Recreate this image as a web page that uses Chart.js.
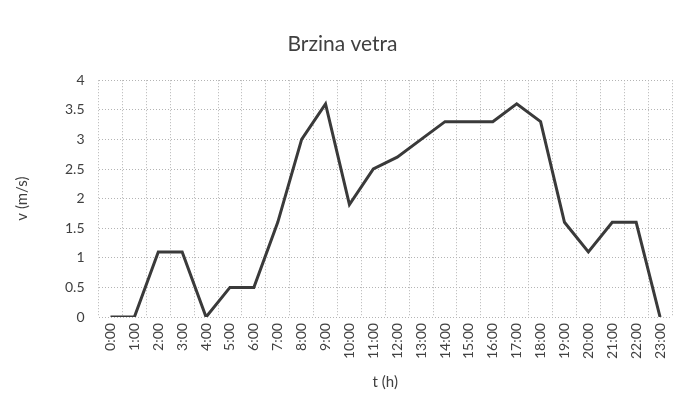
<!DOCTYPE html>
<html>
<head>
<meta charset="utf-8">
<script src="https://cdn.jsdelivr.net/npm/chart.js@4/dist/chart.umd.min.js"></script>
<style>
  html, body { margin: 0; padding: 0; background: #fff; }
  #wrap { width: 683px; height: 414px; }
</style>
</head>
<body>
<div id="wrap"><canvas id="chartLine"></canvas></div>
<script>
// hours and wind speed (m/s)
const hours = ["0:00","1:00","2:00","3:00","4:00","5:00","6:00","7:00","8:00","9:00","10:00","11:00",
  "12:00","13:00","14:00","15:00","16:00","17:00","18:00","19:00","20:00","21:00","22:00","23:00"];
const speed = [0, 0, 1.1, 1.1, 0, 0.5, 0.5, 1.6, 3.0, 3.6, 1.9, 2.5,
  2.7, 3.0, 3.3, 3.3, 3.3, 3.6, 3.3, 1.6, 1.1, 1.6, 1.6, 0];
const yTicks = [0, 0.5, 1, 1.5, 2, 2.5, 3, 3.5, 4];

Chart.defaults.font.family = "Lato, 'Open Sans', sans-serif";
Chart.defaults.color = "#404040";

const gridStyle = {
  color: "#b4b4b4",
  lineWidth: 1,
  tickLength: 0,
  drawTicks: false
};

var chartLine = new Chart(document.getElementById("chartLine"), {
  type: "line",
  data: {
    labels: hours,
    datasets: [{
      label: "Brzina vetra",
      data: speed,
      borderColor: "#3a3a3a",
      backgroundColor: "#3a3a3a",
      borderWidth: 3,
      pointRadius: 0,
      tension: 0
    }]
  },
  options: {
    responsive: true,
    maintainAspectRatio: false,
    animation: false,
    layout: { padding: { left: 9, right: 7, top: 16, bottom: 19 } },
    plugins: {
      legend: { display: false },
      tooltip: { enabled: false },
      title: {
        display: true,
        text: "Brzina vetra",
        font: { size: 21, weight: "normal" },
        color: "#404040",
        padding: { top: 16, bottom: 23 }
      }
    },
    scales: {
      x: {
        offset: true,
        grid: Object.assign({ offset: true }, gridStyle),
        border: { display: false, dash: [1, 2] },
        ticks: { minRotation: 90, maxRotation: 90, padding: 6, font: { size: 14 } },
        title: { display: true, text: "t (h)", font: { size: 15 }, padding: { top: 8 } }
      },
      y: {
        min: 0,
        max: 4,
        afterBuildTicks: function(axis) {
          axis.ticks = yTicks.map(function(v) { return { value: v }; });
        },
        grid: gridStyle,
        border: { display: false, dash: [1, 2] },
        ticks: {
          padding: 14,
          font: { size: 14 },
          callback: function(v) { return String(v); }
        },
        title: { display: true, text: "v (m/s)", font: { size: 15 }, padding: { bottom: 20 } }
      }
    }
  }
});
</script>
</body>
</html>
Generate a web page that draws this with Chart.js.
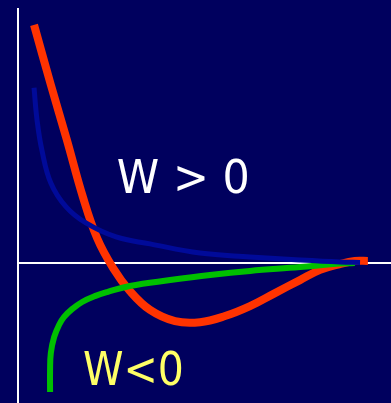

Request | Say how many lines in this material hold "that", and say nothing else.

Answer to this problem | 2